Unfortunately, your upload of this page didn't go so well. It's mostly a blank grey sheet.

As for pictures of my lights, I'll see what I can do, but I can't make any promises. I'm not sure whether posting pictures of my equipment violates company policy. I know posting pictures of our sets would.
 
Sorry, I'm not totally following this thread,

But how would posting pictures of equipment be against policy?
Does your company design/build its own fixtures?
 
Sorry, I'm not totally following this thread,

But how would posting pictures of equipment be against policy?
Does your company design/build its own fixtures?

Yes, we do. For much of what we do in Pageantland, standard, of the rack stage lighting simply does not work. So I end up either finding a household or industrial fixture that comes close to what I need and then modifying it or designing and building what I need from scratch.

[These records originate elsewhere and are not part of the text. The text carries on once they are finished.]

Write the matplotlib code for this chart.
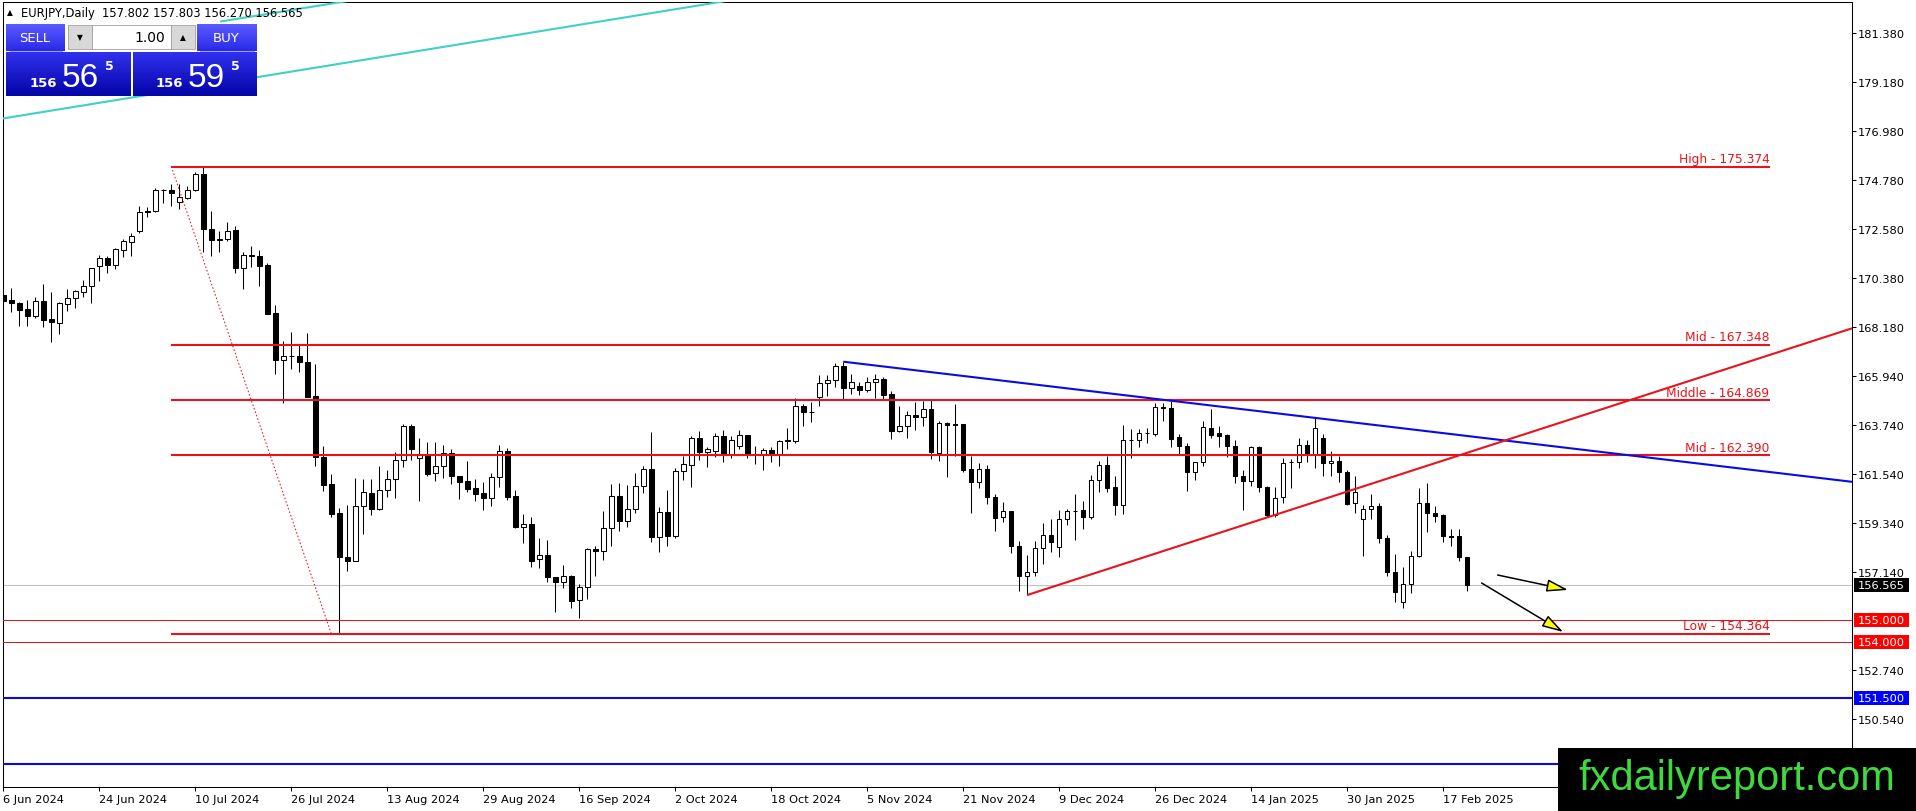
import matplotlib
matplotlib.use('Agg')
import matplotlib.pyplot as plt
import numpy as np
from matplotlib.patches import Rectangle, FancyArrowPatch

# ---------------- data ----------------
opens = [169.60,169.37,169.24,168.97,168.67,169.31,168.52,168.32,169.18,169.45,
         169.72,169.99,170.91,171.26,170.96,171.63,171.99,172.49,173.36,173.36,
         174.32,174.32,173.76,173.96,174.33,175.04,172.56,172.10,172.10,172.52,
         170.79,171.39,171.33,170.94,168.79,166.69,166.87,166.87,166.60,165.07,
         162.30,161.10,159.82,157.80,157.65,160.12,160.68,159.97,160.83,161.32,
         162.18,163.69,162.25,162.37,161.59,161.89,162.48,161.44,161.25,160.92,
         160.69,160.47,161.40,162.57,160.54,159.19,159.30,157.73,157.91,156.90,
         156.68,156.95,155.88,156.45,158.18,158.07,159.12,160.54,159.45,160.00,
         161.02,161.77,158.70,159.83,158.78,161.67,161.97,163.15,162.55,162.60,
         163.24,162.45,162.82,163.30,162.45,162.45,162.63,162.45,163.05,163.05,
         164.62,164.35,165.00,165.63,165.79,166.39,165.40,165.49,165.34,165.67,
         165.82,165.15,163.50,163.69,164.20,164.10,164.47,162.48,163.84,163.78,
         163.80,161.77,161.17,161.77,160.50,159.60,159.87,158.33,156.95,157.13,
         158.21,158.81,158.25,159.52,159.90,159.93,159.64,161.28,161.95,160.95,
         160.17,163.08,163.08,163.39,163.35,164.55,164.52,163.20,162.79,161.62,
         162.07,163.60,163.39,163.30,162.79,161.47,161.25,162.75,160.95,159.70,
         160.50,162.07,162.07,162.85,162.45,163.15,162.03,162.12,161.65,160.24,
         159.52,160.00,160.09,158.66,157.16,155.78,156.60,157.88,160.23,159.82,
         159.70,158.75,158.75,157.802]
highs = [170.24,169.90,169.27,169.37,169.49,170.09,169.72,169.30,169.87,169.84,
         170.27,170.79,171.39,171.33,171.72,172.11,172.38,173.61,173.54,174.42,
         174.36,174.59,174.59,174.51,175.11,175.374,173.39,172.49,172.86,172.71,
         171.54,171.81,171.63,171.02,169.15,167.53,167.95,167.39,167.89,166.50,
         162.79,161.55,160.02,160.15,161.35,161.32,161.32,161.92,161.73,162.52,
         163.80,163.80,163.15,162.97,162.97,162.85,162.67,161.47,162.15,161.32,
         161.17,161.59,162.87,162.70,160.83,159.75,159.60,158.67,158.58,156.93,
         157.46,157.01,156.60,158.22,158.33,159.90,161.10,161.13,161.05,161.59,
         161.89,163.45,160.05,160.85,161.82,162.37,163.27,163.50,162.75,163.39,
         163.54,163.24,163.54,163.30,162.82,162.70,162.75,163.09,163.62,164.95,
         164.70,164.77,166.00,166.00,166.54,166.60,166.05,165.67,165.90,166.05,
         165.90,165.30,164.59,164.40,164.77,164.85,164.92,163.95,163.90,164.70,
         163.80,162.37,162.04,161.95,160.65,160.27,159.87,158.55,157.91,158.55,
         159.34,159.52,159.94,160.00,160.65,160.35,161.50,162.15,162.37,161.47,
         163.75,163.57,163.57,163.60,164.74,164.74,164.85,163.35,162.94,162.10,
         163.95,164.47,163.72,163.35,163.09,161.73,162.79,162.79,160.99,160.98,
         162.25,162.22,163.15,163.09,164.05,163.35,162.60,162.34,161.74,161.44,
         160.15,160.65,160.24,158.81,157.95,157.35,158.10,160.90,161.13,160.12,
         159.75,159.07,159.07,157.803]
lows = [169.12,168.85,168.22,168.22,168.58,168.17,167.47,167.86,168.89,169.03,
        169.52,169.25,170.24,170.59,170.77,171.32,171.36,172.38,173.09,173.34,
        173.72,173.61,173.46,173.91,174.29,171.51,171.36,171.51,172.04,170.59,
        169.87,170.84,169.99,168.74,166.04,164.74,166.27,166.15,165.00,161.92,
        160.80,159.64,154.364,157.20,157.62,158.85,159.70,159.94,160.53,160.47,
        161.85,162.19,160.35,161.47,161.25,161.37,161.10,160.42,160.75,160.35,
        159.94,160.12,160.95,160.39,159.12,158.45,157.38,157.32,156.71,155.36,
        156.42,155.52,155.07,155.93,156.98,157.70,158.33,158.97,159.15,159.82,
        160.70,158.51,158.03,158.30,158.66,161.29,160.95,162.19,161.85,162.30,
        162.10,162.25,162.67,162.25,162.00,161.74,162.10,161.92,162.67,162.94,
        163.72,163.87,164.62,165.07,165.45,164.92,165.15,165.10,165.25,164.95,
        164.92,163.12,163.42,163.15,163.54,163.72,162.22,162.15,161.40,162.37,
        161.65,159.80,160.90,160.20,159.00,159.40,158.00,156.30,156.11,156.95,
        157.50,158.03,157.80,159.25,158.60,159.07,159.55,160.75,160.72,159.73,
        159.75,162.25,162.78,162.94,163.24,163.95,162.75,162.45,160.80,161.29,
        161.89,163.15,162.75,162.30,161.13,159.94,160.99,160.72,159.64,159.64,
        160.23,160.90,161.80,162.10,161.82,161.47,161.47,161.20,160.15,159.82,
        157.88,159.52,158.45,156.95,155.78,155.51,156.20,157.80,158.93,159.40,
        158.48,158.30,157.65,156.270]
closes = [169.34,169.22,168.94,168.67,169.31,168.49,168.37,169.24,169.45,169.76,
          169.99,170.79,171.24,170.96,171.66,172.01,172.23,173.31,173.31,174.33,
          174.30,174.17,173.99,174.33,175.04,172.56,172.08,172.08,172.49,170.79,
          171.39,171.33,170.91,168.74,166.69,166.87,166.85,166.57,165.03,162.30,
          161.07,159.75,157.80,157.65,160.12,160.72,160.00,160.83,161.32,162.18,
          163.69,162.67,162.45,161.55,161.89,162.48,161.47,161.20,160.87,160.65,
          160.47,161.40,162.57,160.50,159.18,159.30,157.65,157.91,156.90,156.68,
          156.95,155.85,156.45,158.18,158.07,159.12,160.57,159.45,160.00,161.02,
          161.77,158.70,159.83,158.78,161.67,162.00,163.15,162.55,162.67,163.24,
          162.45,163.09,163.30,162.45,162.43,162.63,162.45,163.02,163.08,164.59,
          164.32,164.33,165.64,165.79,166.39,165.40,165.67,165.34,165.67,165.82,
          165.12,163.50,163.69,164.20,164.10,164.47,162.55,163.84,163.75,163.77,
          161.74,161.17,161.77,160.50,159.57,159.87,158.33,156.95,157.13,158.21,
          158.81,158.48,159.52,159.87,159.87,159.64,161.28,161.95,160.93,160.17,
          163.08,163.06,163.39,163.38,164.55,164.53,163.12,162.79,161.62,162.07,
          163.65,163.32,163.27,162.79,161.47,161.25,162.75,160.95,159.70,160.45,
          162.03,162.08,162.85,162.45,163.60,162.03,162.15,161.65,160.20,160.72,
          160.00,160.09,158.66,157.16,156.26,156.60,157.88,160.23,159.82,159.67,
          158.75,158.74,157.80,156.565]

date_labels = ['6 Jun 2024', '24 Jun 2024', '10 Jul 2024', '26 Jul 2024', '13 Aug 2024',
               '29 Aug 2024', '16 Sep 2024', '2 Oct 2024', '18 Oct 2024', '5 Nov 2024',
               '21 Nov 2024', '9 Dec 2024', '26 Dec 2024', '14 Jan 2025', '30 Jan 2025',
               '17 Feb 2025']
price_ticks = [181.380, 179.180, 176.980, 174.780, 172.580, 170.380, 168.180, 165.940,
               163.740, 161.540, 159.340, 157.140, 152.740, 150.540]

fib_names = ['High', 'Mid', 'Middle', 'Mid', 'Low']
fib_levels = [175.374, 167.348, 164.869, 162.390, 154.364]
fib_start_bar, fib_end_bar = 21, 41
red_levels = [155.000, 154.000]
blue_levels = [151.500, 148.500]
last_price = 156.565
header_text = 'EURJPY,Daily  157.802 157.803 156.270 156.565'
sell_price = ('156', '56', '5')
buy_price = ('156', '59', '5')
lot_size = '1.00'

# trend lines as (bar, price) anchors
cyan_a = [(27.1, 181.89), (50.0, 183.22)]
cyan_b = [(-2.0, 177.42), (100.0, 183.38)]
blue_trend = [(105, 166.60), (231.1, 161.20)]
red_trend = [(128, 156.11), (231.1, 168.10)]
arrows = [((186.8, 157.01), (195.6, 156.34)),
          ((184.8, 156.65), (195.0, 154.45))]

# ---------------- layout ----------------
W, H = 1916, 812
RED = '#e8141c'
BLUE = '#0a0ae6'
CYAN = '#3fd0c6'
fig = plt.figure(figsize=(W / 100, H / 100), dpi=100, facecolor='white')
Lp, Rp, Tp, Bp = 3, 1852, 3, 788
ax = fig.add_axes([Lp / W, 1 - Bp / H, (Rp - Lp) / W, (Bp - Tp) / H])
XMIN, XMAX = -0.04, 231.1
YMIN, YMAX = 147.48, 182.77
ax.set_xlim(XMIN, XMAX)
ax.set_ylim(YMIN, YMAX)
ax.set_facecolor('white')

o = np.array(opens); h = np.array(highs); l = np.array(lows); c = np.array(closes)
x = np.arange(len(o))
up = c >= o
ax.vlines(x, l, h, color='black', lw=0.75, zorder=2)
bot = np.minimum(o, c)
hgt = np.abs(c - o)
ax.bar(x[up], hgt[up], bottom=bot[up], width=0.56, facecolor='white',
       edgecolor='black', lw=0.75, zorder=3)
ax.bar(x[~up], hgt[~up], bottom=bot[~up], width=0.56, facecolor='black',
       edgecolor='black', lw=0.75, zorder=3)

# full-width horizontal lines
ax.axhline(last_price, color='#c0c0c0', lw=0.75, zorder=1)
for lv in red_levels:
    ax.axhline(lv, color=RED, lw=0.75, zorder=4)
for lv in blue_levels:
    ax.axhline(lv, color=BLUE, lw=1.5, zorder=4)

# fibonacci levels
fib_label_bar = 220.8
for nm, lv in zip(fib_names, fib_levels):
    ax.hlines(lv, fib_start_bar, fib_label_bar, color=RED, lw=1.5, zorder=4)
    ax.annotate(f'{nm} - {lv:.3f}', (fib_label_bar, lv), xytext=(0, 1.2),
                textcoords='offset points', ha='right', va='bottom',
                color=RED, fontsize=8.8, zorder=5)
ax.plot([fib_start_bar, fib_end_bar], [fib_levels[0], fib_levels[-1]], color=RED,
        lw=0.75, ls=(0, (1.5, 2)), zorder=4)

# trend lines
for (p0, p1), col in [(cyan_a, CYAN), (cyan_b, CYAN),
                      (blue_trend, BLUE), (red_trend, RED)]:
    ax.plot([p0[0], p1[0]], [p0[1], p1[1]], color=col, lw=1.5, zorder=4,
            solid_capstyle='butt')

for a, b in arrows:
    ax.add_patch(FancyArrowPatch(a, b, arrowstyle='-|>,head_length=1.3,head_width=0.38',
                                 mutation_scale=10, facecolor='#ffff00',
                                 edgecolor='black', lw=1.1, shrinkA=0, shrinkB=0,
                                 zorder=6))

# axes styling
for sp in ax.spines.values():
    sp.set_color('black'); sp.set_linewidth(0.75)
ax.yaxis.tick_right()
ax.set_yticks(price_ticks)
ax.set_yticklabels([f'{v:.3f}' for v in price_ticks])
ax.tick_params(axis='y', direction='out', length=3, width=0.75, pad=1.5,
               labelsize=8.2, colors='black')
ax.set_xticks(np.arange(len(date_labels)) * 12)
ax.set_xticklabels(date_labels)
for t in ax.get_xticklabels():
    t.set_horizontalalignment('left')
ax.tick_params(axis='x', direction='out', length=3, width=0.75, pad=2,
               labelsize=8.2, colors='black')

# ---------------- overlay (terminal widgets) ----------------
ov = fig.add_axes([0, 0, 1, 1], zorder=10)
ov.set_xlim(0, W); ov.set_ylim(H, 0); ov.axis('off'); ov.patch.set_alpha(0)


def to_px(bar, price):
    xd, yd = ax.transData.transform((bar, price))
    return xd, H - yd


def grad(x0, y0, x1, y1, ctop, cbot):
    ct = np.array(matplotlib.colors.to_rgb(ctop)); cb = np.array(matplotlib.colors.to_rgb(cbot))
    t = np.linspace(0, 1, 32)[:, None, None]
    img = ct * (1 - t) + cb * t
    ov.imshow(img, extent=[x0, x1, y1, y0], origin='upper', aspect='auto',
              interpolation='bilinear', zorder=11)


# price labels on the axis
for lv, bg in [(last_price, 'black'), (red_levels[0], '#ff0000'),
               (red_levels[1], '#ff0000'), (blue_levels[0], '#0000ff')]:
    _, yp = to_px(0, lv)
    ov.add_patch(Rectangle((1854, yp - 7), 55, 14, facecolor=bg, edgecolor='none', zorder=11))
    ov.text(1881.5, yp, f'{lv:.3f}', color='white', fontsize=8.2, ha='center',
            va='center', zorder=12)

# header
ov.text(7, 13, '\u25B2', fontsize=5.5, color='black', va='center', zorder=12)
ov.text(21, 13, header_text, fontsize=8.3, color='black', va='center', zorder=12)

# one-click trading panel
grad(6, 25, 65, 52, '#5b5bff', '#2a2ae8')
grad(197, 25, 257, 52, '#5b5bff', '#2a2ae8')
ov.plot([10, 62], [51.5, 51.5], color='#9a9aff', lw=0.7, zorder=12)
ov.plot([200, 254], [51.5, 51.5], color='#9a9aff', lw=0.7, zorder=12)
ov.add_patch(Rectangle((68, 26), 24, 24, facecolor='#d8d8d8', edgecolor='#a0a0a0', lw=0.6, zorder=11))
ov.add_patch(Rectangle((92, 26), 79, 24, facecolor='white', edgecolor='#a0a0a0', lw=0.6, zorder=11))
ov.add_patch(Rectangle((171, 26), 24, 24, facecolor='#d8d8d8', edgecolor='#a0a0a0', lw=0.6, zorder=11))
ov.text(80, 38, '\u25BC', fontsize=5.5, ha='center', va='center', color='black', zorder=12)
ov.text(183, 38, '\u25B2', fontsize=5.5, ha='center', va='center', color='black', zorder=12)
ov.text(165, 37.5, lot_size, fontsize=10, ha='right', va='center', color='black', zorder=12)
ov.text(35, 39, 'SELL', fontsize=9.5, ha='center', va='center', color='white', zorder=12)
ov.text(226, 39, 'BUY', fontsize=9.5, ha='center', va='center', color='white', zorder=12)
grad(6, 53, 131, 97, '#3030ee', '#0505a8')
grad(133, 53, 257, 97, '#3030ee', '#0505a8')
for (big, small, sup), (xs, xb, xp) in [(sell_price, (43.5, 80, 109)),
                                        (buy_price, (169.5, 206, 235))]:
    ov.text(xs, 87, big, fontsize=9.5, ha='center', va='baseline', color='white',
            fontweight='bold', zorder=12)
    ov.text(xb, 87, small, fontsize=24, ha='center', va='baseline', color='white',
            family='Liberation Sans', zorder=12)
    ov.text(xp, 70, sup, fontsize=9, ha='center', va='baseline', color='white',
            fontweight='bold', zorder=12)

# logo
ov.add_patch(Rectangle((1558, 749), 358, 63, facecolor='black', edgecolor='none', zorder=13))
ov.text(1737, 790, 'fxdailyreport.com', color='#3fd83f', fontsize=30,
        family='Liberation Sans', ha='center', va='baseline', zorder=14)

fig.savefig('out.png', dpi=100, facecolor='white')
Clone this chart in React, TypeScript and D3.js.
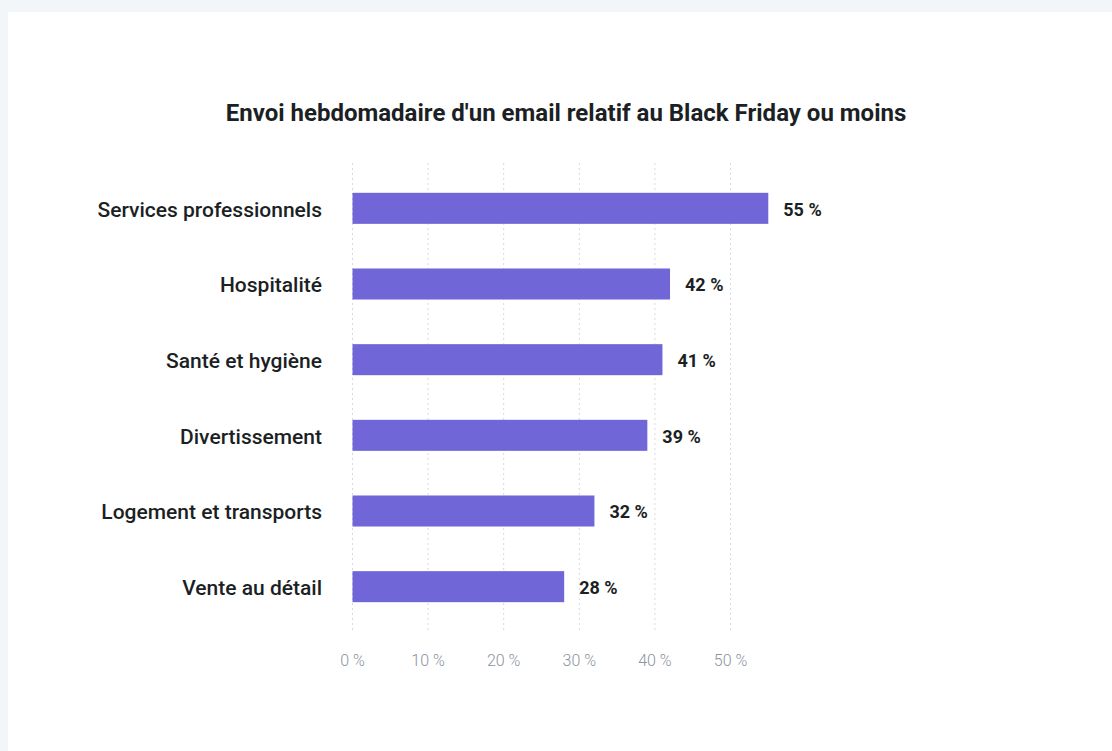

As for why posting pictures of this equipment may violate Festival of Arts company policy, our board of directors is under the impression that there is some big secret to what we do. They're wrong of course. We don't do anything that you couldn't figure out on your own. In this instance, what they believe trumps reality.:wall: So before I go posting pictures of my equipment, I'm going to make certain that I'm allowed to do so.:think: I love my job and I'd like to keep it, thank you very much!:snooty:

As for why you're having trouble following this thread, it's because we've gone off on a tangent. For those of you have forgotten the subject at hand while gafftapegreenia and I have hijacked the thread, that subject is curtain warmers and how you do them. So please feel free to chime in on that subject at any time.:rolleyes:
 
Yeah, I was working on the wording.

By not totally following this thread I mean that I read the first post, some other random post, and nothing else that makes up 90% of the context for your post.
 
Unfortunately, your upload of this page didn't go so well. It's mostly a blank grey sheet.

As for pictures of my lights, I'll see what I can do, but I can't make any promises. I'm not sure whether posting pictures of my equipment violates company policy. I know posting pictures of our sets would.

Well ok.

And here's a link to that page, all I did was standard html. It looks fine to me.
 
For me, If I know there won't be anyone going out in front of the curtain before show (for instance, our Children's theatre production where there is pre-show entertainment to keep 800 kids occupied until the show starts) I just use one channel on each of the four R-40 strip lights at about 50%. If there will be someone on stage, I'll add some light from the catwalk at about 80 and bump up the strips until I get an even blend. I've tried gelling but to me it seems our red curtain just likes open incandescent light.

I was thinking about making a gobo with the school's logo on it to project onto the curtain, as I have access to a laser metal cutter (ok, I don't but my dad does...) However, I decided it wasn't worth it to figure out proper keystoning.